Researchers at the University of Pittsburgh are working on technology that could help make a human mission to Mars possible.
One of the challenges scientists must overcome is the bone loss resulting from time spent in microgravity environments, said Michael Roberts, deputy chief scientist at the Center for the Advancement of Science in Space or CASIS.
“Bones are constantly being torn down and rebuilt. There’s a balance between resorption of bone and creation of new bone,” Roberts said. “In that space environment, since you’re not using your bones and they’re not mechanically loaded the same way they are here on Earth, your body adapts that and says ‘Why do I need to continue expend this energy on building a large bone? I don’t really need it up here because I’m floating around.’”

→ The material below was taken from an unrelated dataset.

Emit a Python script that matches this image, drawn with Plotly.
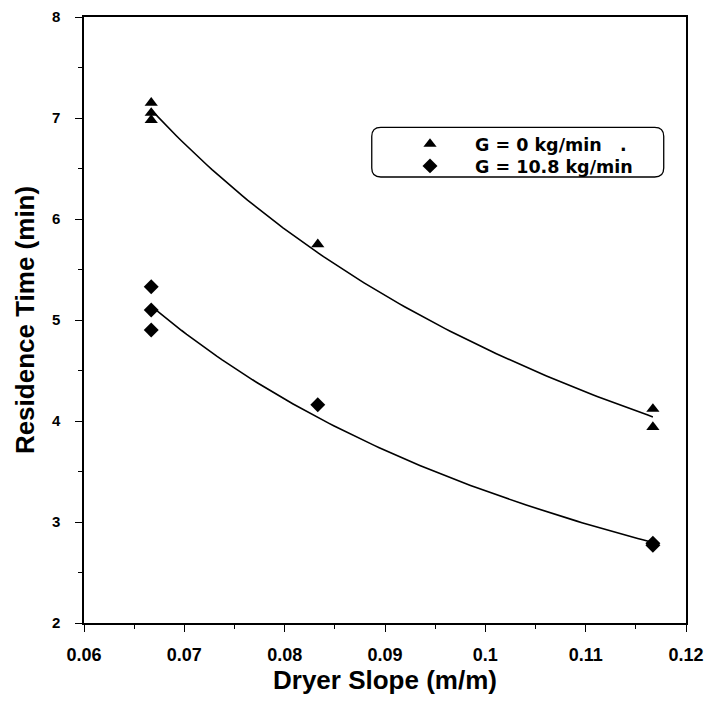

Astronauts take drugs to help prevent bone loss; the same kind of drugs that some people take for osteoporosis. But developing new and more effective drugs for preventing bone loss can still be a challenge, because neither the traditional two-dimensional cell cultures used in labs nor animal subjects such as mice and rats behave quite like the human body.
“Around 50 percent of the time, the outcomes of those two models do not correlate with what happens in the clinic, so something is clearly wrong with the cell mono-layers and some of the animal models,” said Peter Alexander, senior scientist at Center for Cellular and Molecular Engineering at Pitt. “This is why we’re trying to develop systems that use human … stem cells, so human from the beginning in a more sophisticated way.”

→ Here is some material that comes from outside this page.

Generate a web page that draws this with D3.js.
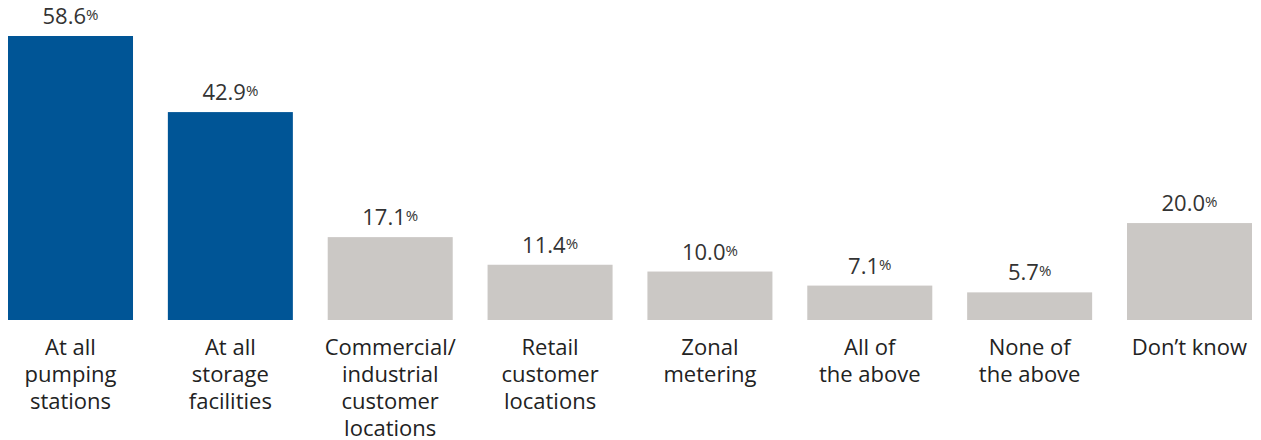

Alexander and his colleagues, Rocky Tuan and Riccardo Gottardi, have spent the last four years creating a bioreactor that more accurately mimics functional bone tissue.
“We’re supplying both cells that build bone and cells that break down bone, and we’re supplying them a 3-D environment or scaffold that closely models the bony tissue in the body,” Alexander said.
The bioreactor is part of a new wave of experimental technology called organs-on-chips or tissues-on-chips. The idea is to build tiny versions of human systems that could one day replace traditional dish cultures and animal testing.
Roberts said that could mean in the future, scientists might be able to tailor drug treatments to a specific person using their own cells, which could boost the positive effects of drugs and lessen negative side effects.
“By understanding how to form tissues in these types of devices, one day we may be able to grow whole organs that may be used for organ replacement,” he said.
Alexander and his colleagues won a research grant from CASIS to have the bioreactor sent to the International Space Station. By sending the system to a microgravity environment, researchers will be able to observe bone density loss and the effects of drugs meant to prevent it at an accelerated pace.
“We may be able to benefit astronauts by learning more about how anti-bone loss drugs work for them, but that same technology could be used on earth to help patients with osteoporosis,” he said.
Alexander said the accelerated pace of bone loss will also help the researchers prove to pharmaceutical companies that their technology works for testing osteoporosis drugs.
Roberts said it will be late 2017 or early 2018 before the Pitt bioreactor makes its way to the ISS, giving the researchers plenty of time to engineer it to function property in a microgravity environment. Alexander said he expects it to be there for about one month.